So what about the digital age? By June 12, 2009, law will require television broadcast stations to transmit only in digital format. The switch is another milestone on our road to total digitalized culture, and what that means is at question in “The End of Analog,” a group show curated by Eric Fleischauer.
Taken quite literally, the end of TV analog transmission puts an end to a certain type of image—not to mention quality—which we’re used to seeing. The video “Coax,” by George Monteleone and Alexander Stewart, playfully address the idea of transmission as the artists use their bodies to pose in various antenna configurations. Another monitor reacts with static and voices that tune in and out.

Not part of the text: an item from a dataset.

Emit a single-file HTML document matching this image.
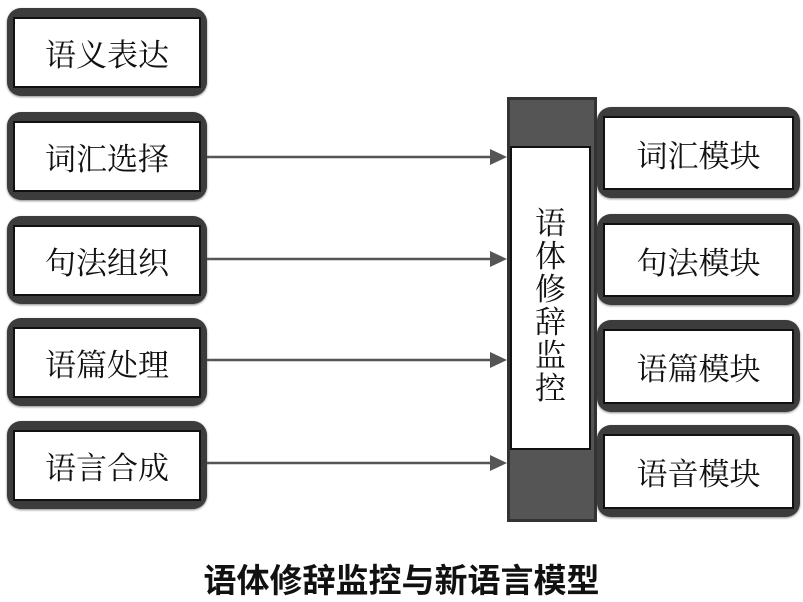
<!DOCTYPE html>
<html><head><meta charset="utf-8"><style>
body{margin:0;width:803px;height:602px;background:#fff;position:relative;overflow:hidden;font-family:"Noto Serif CJK SC","Liberation Serif",serif}
.b{position:absolute;background:#3c3c3c;border-radius:14px;box-shadow:0 1px 2px #888}
.b div{position:absolute;left:6px;right:6px;top:9px;bottom:8px;background:#fff;border:2px solid #111;box-sizing:border-box;display:flex;align-items:center;justify-content:center;font-size:31px;color:#111}
.t{position:absolute;left:0;width:803px;top:554px;text-align:center;font-family:"Liberation Sans","Noto Sans CJK SC",sans-serif;font-weight:bold;font-size:33px;color:#111}
</style></head><body>
<div class="b" style="left:7px;top:8px;width:200px;height:88px"><div>语义表达</div></div>
<div class="b" style="left:7px;top:112px;width:200px;height:88px"><div>词汇选择</div></div>
<div class="b" style="left:7px;top:216px;width:200px;height:88px"><div>句法组织</div></div>
<div class="b" style="left:7px;top:318px;width:200px;height:88px"><div>语篇处理</div></div>
<div class="b" style="left:7px;top:421px;width:200px;height:88px"><div>语言合成</div></div>

<div class="b" style="left:597px;top:107px;width:203px;height:91px"><div>词汇模块</div></div>
<div class="b" style="left:597px;top:214px;width:203px;height:91px"><div>句法模块</div></div>
<div class="b" style="left:597px;top:320px;width:203px;height:92px"><div>语篇模块</div></div>
<div class="b" style="left:597px;top:425px;width:203px;height:92px"><div>语音模块</div></div>

<div style="position:absolute;left:507px;top:97px;width:90px;height:425px;background:#555;border:3px solid #333;box-sizing:border-box"></div>
<div style="position:absolute;left:510px;top:146px;width:81px;height:304px;background:#fff;border:2px solid #111;box-sizing:border-box;font-size:31px;line-height:33px;text-align:center;padding-top:56px;color:#111">语<br>体<br>修<br>辞<br>监<br>控</div>

<svg style="position:absolute;left:0;top:0" width="803" height="602">
<g stroke="#555" stroke-width="2.5" fill="#555">
<line x1="207" y1="157" x2="492" y2="157"/><polygon points="490,149 507,157 490,165" stroke="none"/>
<line x1="207" y1="259" x2="492" y2="259"/><polygon points="490,251 507,259 490,267" stroke="none"/>
<line x1="207" y1="360" x2="492" y2="360"/><polygon points="490,352 507,360 490,368" stroke="none"/>
<line x1="207" y1="463" x2="492" y2="463"/><polygon points="490,455 507,463 490,471" stroke="none"/>
</g></svg>
<div class="t">语体修辞监控与新语言模型</div>
</body></html>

“Floor Plan,” by Carson Salter and Robert Snowden, looks at familiar virtual spaces from television—floor plans from famous sitcoms. Participants were asked to recall these floor plans and draw them from memory, but the drawings barely live up to the exacting blueprints by Mark Bennett, who began a similar project several years ago.
While the exhibition aims to address the impact of the switch from analog television to digital, the result is merely an expression of nostalgia for obsolete—and quaint—technology: static on TVs, boomboxes and CD jewel cases. The consequences of this change are not addressed beyond these happy memories. Outside of the gallery we’re constantly reminded of the growing importance of digital media in our lives, but its significance for art practices, or as an art form, is not clearly addressed in “The End of Analog.” The message is just as fuzzy as an old TV screen. (Beatrice Smigasiewicz)
Through March 21 at Roots & Culture, 1034 N. Milwaukee.